======== DATA BLOCK ========
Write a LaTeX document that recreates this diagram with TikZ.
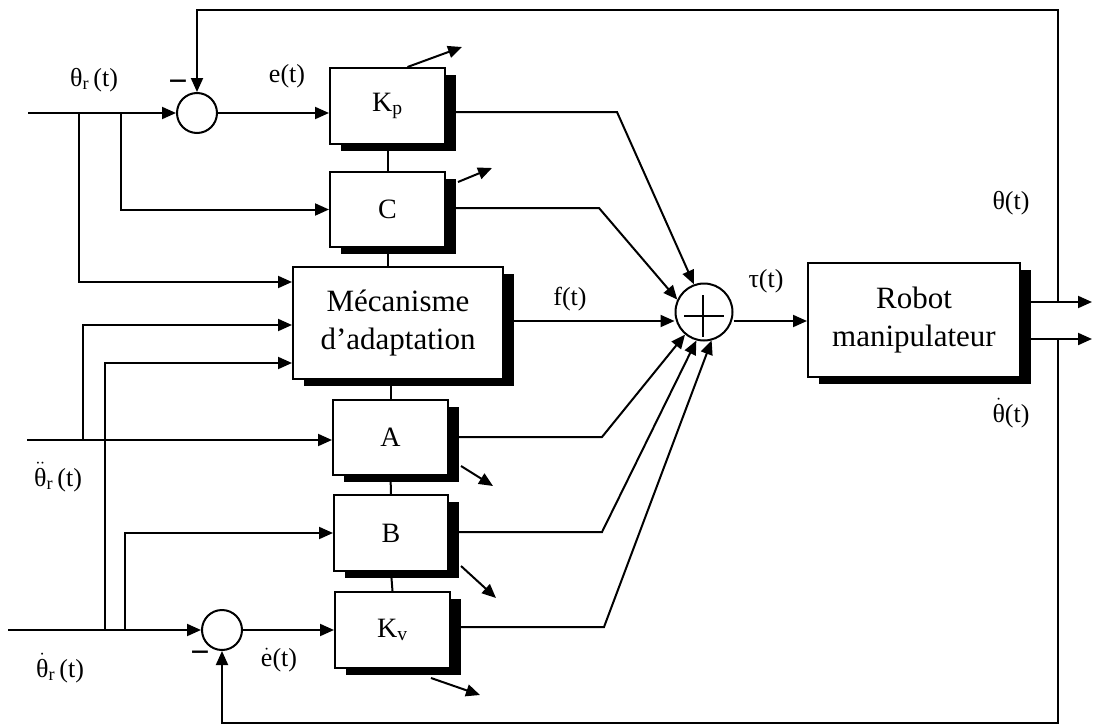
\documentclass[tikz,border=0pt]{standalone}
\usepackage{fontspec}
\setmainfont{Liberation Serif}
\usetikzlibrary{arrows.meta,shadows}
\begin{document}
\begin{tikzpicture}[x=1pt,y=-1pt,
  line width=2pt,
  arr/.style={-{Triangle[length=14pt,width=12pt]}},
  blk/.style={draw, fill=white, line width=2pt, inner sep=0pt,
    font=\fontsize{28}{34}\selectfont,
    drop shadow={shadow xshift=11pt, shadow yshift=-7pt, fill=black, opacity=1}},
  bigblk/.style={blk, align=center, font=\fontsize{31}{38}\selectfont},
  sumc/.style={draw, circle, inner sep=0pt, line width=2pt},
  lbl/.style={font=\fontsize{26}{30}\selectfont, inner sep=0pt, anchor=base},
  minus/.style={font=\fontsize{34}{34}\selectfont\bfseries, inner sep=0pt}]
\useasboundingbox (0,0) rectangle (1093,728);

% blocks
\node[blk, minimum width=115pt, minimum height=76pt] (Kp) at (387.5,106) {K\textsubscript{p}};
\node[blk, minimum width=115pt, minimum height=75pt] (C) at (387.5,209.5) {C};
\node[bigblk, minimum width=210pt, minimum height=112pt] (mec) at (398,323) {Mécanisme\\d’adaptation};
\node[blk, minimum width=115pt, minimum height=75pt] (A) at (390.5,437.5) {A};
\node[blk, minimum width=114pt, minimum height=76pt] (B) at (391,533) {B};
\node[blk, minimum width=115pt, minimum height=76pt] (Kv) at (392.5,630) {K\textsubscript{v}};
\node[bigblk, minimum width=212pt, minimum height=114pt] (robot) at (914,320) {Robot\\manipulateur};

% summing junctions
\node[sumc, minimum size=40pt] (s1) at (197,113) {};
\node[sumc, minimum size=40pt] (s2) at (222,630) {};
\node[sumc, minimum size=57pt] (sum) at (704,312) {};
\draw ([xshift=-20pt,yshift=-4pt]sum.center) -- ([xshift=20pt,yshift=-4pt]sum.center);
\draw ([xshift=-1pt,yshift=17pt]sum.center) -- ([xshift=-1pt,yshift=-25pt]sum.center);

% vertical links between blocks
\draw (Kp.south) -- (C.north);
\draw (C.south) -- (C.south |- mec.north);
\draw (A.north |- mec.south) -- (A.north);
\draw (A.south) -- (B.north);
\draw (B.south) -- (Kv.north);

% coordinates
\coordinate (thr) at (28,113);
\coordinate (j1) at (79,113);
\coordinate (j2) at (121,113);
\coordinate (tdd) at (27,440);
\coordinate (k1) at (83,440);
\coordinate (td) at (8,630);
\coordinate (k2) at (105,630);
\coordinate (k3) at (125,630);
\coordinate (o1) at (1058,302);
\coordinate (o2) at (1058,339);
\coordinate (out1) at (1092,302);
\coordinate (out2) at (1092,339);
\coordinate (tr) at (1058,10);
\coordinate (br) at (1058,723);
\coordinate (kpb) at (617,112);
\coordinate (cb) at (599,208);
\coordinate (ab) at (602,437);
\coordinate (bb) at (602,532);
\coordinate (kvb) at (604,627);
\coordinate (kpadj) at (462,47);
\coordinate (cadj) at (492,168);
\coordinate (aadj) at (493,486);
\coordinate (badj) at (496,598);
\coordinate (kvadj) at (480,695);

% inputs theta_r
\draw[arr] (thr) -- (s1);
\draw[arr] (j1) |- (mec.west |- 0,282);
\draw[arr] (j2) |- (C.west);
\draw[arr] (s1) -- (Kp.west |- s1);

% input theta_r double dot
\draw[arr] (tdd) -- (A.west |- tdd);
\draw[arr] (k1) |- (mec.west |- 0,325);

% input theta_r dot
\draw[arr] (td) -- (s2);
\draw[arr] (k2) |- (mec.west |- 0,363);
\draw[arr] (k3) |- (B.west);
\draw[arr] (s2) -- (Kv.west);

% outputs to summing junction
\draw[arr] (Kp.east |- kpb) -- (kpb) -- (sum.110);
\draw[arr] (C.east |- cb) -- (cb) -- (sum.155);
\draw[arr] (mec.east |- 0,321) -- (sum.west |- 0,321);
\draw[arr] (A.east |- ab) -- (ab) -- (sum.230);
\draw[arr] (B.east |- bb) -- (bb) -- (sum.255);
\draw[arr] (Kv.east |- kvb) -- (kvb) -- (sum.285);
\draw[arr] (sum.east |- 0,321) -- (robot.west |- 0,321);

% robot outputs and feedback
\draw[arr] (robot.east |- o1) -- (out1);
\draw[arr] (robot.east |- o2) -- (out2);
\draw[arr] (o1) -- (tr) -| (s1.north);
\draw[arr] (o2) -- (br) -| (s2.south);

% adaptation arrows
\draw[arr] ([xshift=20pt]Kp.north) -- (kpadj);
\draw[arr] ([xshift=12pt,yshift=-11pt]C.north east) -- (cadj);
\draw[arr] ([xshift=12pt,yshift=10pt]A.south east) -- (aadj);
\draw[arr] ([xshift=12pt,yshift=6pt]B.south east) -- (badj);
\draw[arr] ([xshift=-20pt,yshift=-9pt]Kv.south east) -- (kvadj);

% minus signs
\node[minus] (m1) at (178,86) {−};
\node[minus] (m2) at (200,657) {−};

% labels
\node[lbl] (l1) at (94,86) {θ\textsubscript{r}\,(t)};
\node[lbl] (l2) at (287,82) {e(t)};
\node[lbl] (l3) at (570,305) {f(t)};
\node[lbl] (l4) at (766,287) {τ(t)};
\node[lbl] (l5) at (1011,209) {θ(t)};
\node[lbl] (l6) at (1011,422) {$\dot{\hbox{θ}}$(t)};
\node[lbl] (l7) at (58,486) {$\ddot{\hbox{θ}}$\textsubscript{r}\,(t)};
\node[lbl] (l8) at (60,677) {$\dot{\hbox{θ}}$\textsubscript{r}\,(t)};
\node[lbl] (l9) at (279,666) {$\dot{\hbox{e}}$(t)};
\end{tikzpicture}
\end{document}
========
EXERCISE REQUIREMENTS -> Transcribe the opening line of the listing above, please, and every line after it through the line with "minimum width=212pt, minimum", word for word, without pictures.

OUTPUT BELOW ->
Write a LaTeX document that recreates this diagram with TikZ.
\documentclass[tikz,border=0pt]{standalone}
\usepackage{fontspec}
\setmainfont{Liberation Serif}
\usetikzlibrary{arrows.meta,shadows}
\begin{document}
\begin{tikzpicture}[x=1pt,y=-1pt,
  line width=2pt,
  arr/.style={-{Triangle[length=14pt,width=12pt]}},
  blk/.style={draw, fill=white, line width=2pt, inner sep=0pt,
    font=\fontsize{28}{34}\selectfont,
    drop shadow={shadow xshift=11pt, shadow yshift=-7pt, fill=black, opacity=1}},
  bigblk/.style={blk, align=center, font=\fontsize{31}{38}\selectfont},
  sumc/.style={draw, circle, inner sep=0pt, line width=2pt},
  lbl/.style={font=\fontsize{26}{30}\selectfont, inner sep=0pt, anchor=base},
  minus/.style={font=\fontsize{34}{34}\selectfont\bfseries, inner sep=0pt}]
\useasboundingbox (0,0) rectangle (1093,728);

% blocks
\node[blk, minimum width=115pt, minimum height=76pt] (Kp) at (387.5,106) {K\textsubscript{p}};
\node[blk, minimum width=115pt, minimum height=75pt] (C) at (387.5,209.5) {C};
\node[bigblk, minimum width=210pt, minimum height=112pt] (mec) at (398,323) {Mécanisme\\d’adaptation};
\node[blk, minimum width=115pt, minimum height=75pt] (A) at (390.5,437.5) {A};
\node[blk, minimum width=114pt, minimum height=76pt] (B) at (391,533) {B};
\node[blk, minimum width=115pt, minimum height=76pt] (Kv) at (392.5,630) {K\textsubscript{v}};
\node[bigblk, minimum width=212pt, minimum height=114pt] (robot) at (914,320) {Robot\\manipulateur};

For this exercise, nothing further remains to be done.